Gennaio: aria con da capo. Qui ed ora, tutto ricomincia e nel vorticoso incedere del tempo tutto torna. Torna il ricordo doloroso di un’ antica vergogna che da oltre 70 anni chiamiamo Memoria…
Sul palcoscenico della Shoah scorrono film, documentari e musica, tanta musica per raccontare l’olocausto, ma poco ancora si conosce di quell’ ampio repertorio di musica scritta proprio nei campi di concentramento. A Francesco Lotoro si deve riconoscere un importante lavoro di recupero e catalogazione della cosiddetta “musica concentrazionaria”.
Numerosi sono i musicisti e compositori che nei campi di sterminio hanno scritto e prodotto pagine dolorose destinate a diventare il requiem di quei giorni sospesi tra la vita e la morte.
Ai prigionieri era solo concesso di comporre melodie in linea con quell’estetica “musicale-razziale”, che lontana dalle tradizioni nordico-ariane, era tacciata come musica degenerata e dunque capace di schernire la “razza inferiore”.
Ma la funzione della musica assolveva un ruolo ufficiale e al tempo stesso clandestino.

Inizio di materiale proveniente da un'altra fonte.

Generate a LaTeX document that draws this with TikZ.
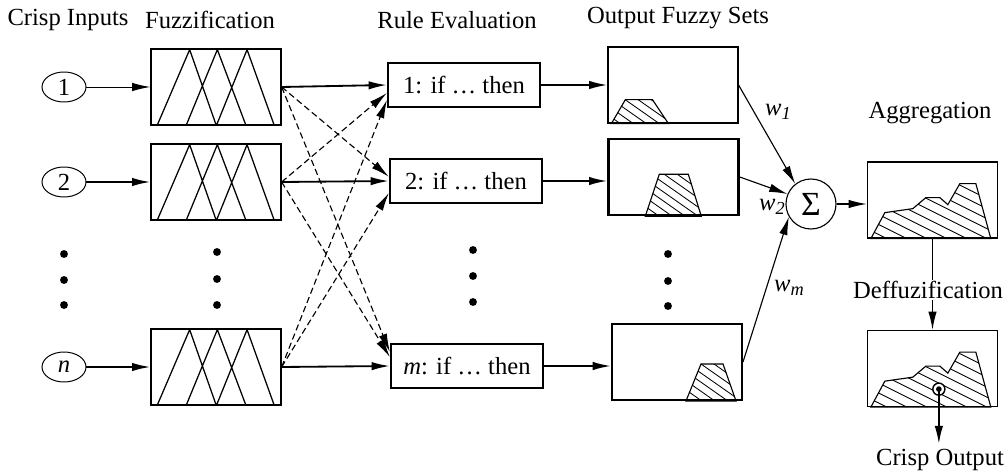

Quello ufficiale era come dire di facciata: un’ orchestra accoglieva i prigionieri appena arrivati, accompagnava l’andata ed il ritorno dai campi di lavoro, e le frequenti visite della Gestapo.
La funzione clandestina della musica invece, era una forma di comunicazione più immediata; e poiché l’educazione era proibita, i canti e le filastrocche assicuravano l’istruzione dei bambini, restituendo loro una temporanea quanto fugace evasione a quell’infanzia rubata con l’inganno!
Nei campi “si tiravano” i pentagrammi sul terreno e ognuno ne mandava un segmento a memoria da trascrivere poi al ritorno nei dormitori su sacchi di iuta o su rotoli di carta.
Ensemble jazz e orchestre da camera erano assai diffuse in ogni parte d’Europa: i musicisti erano una categoria di privilegiati, il loro lavoro era di pubblica utilità; bisognava suonare, suonare, suonare per confondere, stordire, nascondere gli orrori, i suoni delle sirene e l’arrivo dei nuovi convogli della morte.
“Laddove senti cantare fermati e non aver paura; i malvagi non hanno canzoni”… Tutt’altro, basti pensare che la musica dei grandi compositori classici: Schumann e Grieg, Mozart o Haydn, faceva da colonna sonora e in quello spazio teso tra un filo spinato e l’altro era la musica per “rilassarsi”…
Nei lager fa da sfondo a chi ha lasciato la propria vita nel più intimo e desolante silenzio. Musica: triste contrappunto a quell’ultimo viaggio senza ritorno.
Musica: memoria lontana che oggi risuona ancora come una forma di riscatto a quell’orrore inflitto dall’uomo alla dignità dell’uomo, per i musicisti è lo strumento attraverso il quale potersi alienare spiritualmente, perché per molti di loro scrivere o comporre serviva a recuperare l’essenza di sé, a non rassegnarsi e a resistere alla completa morte dell’anima.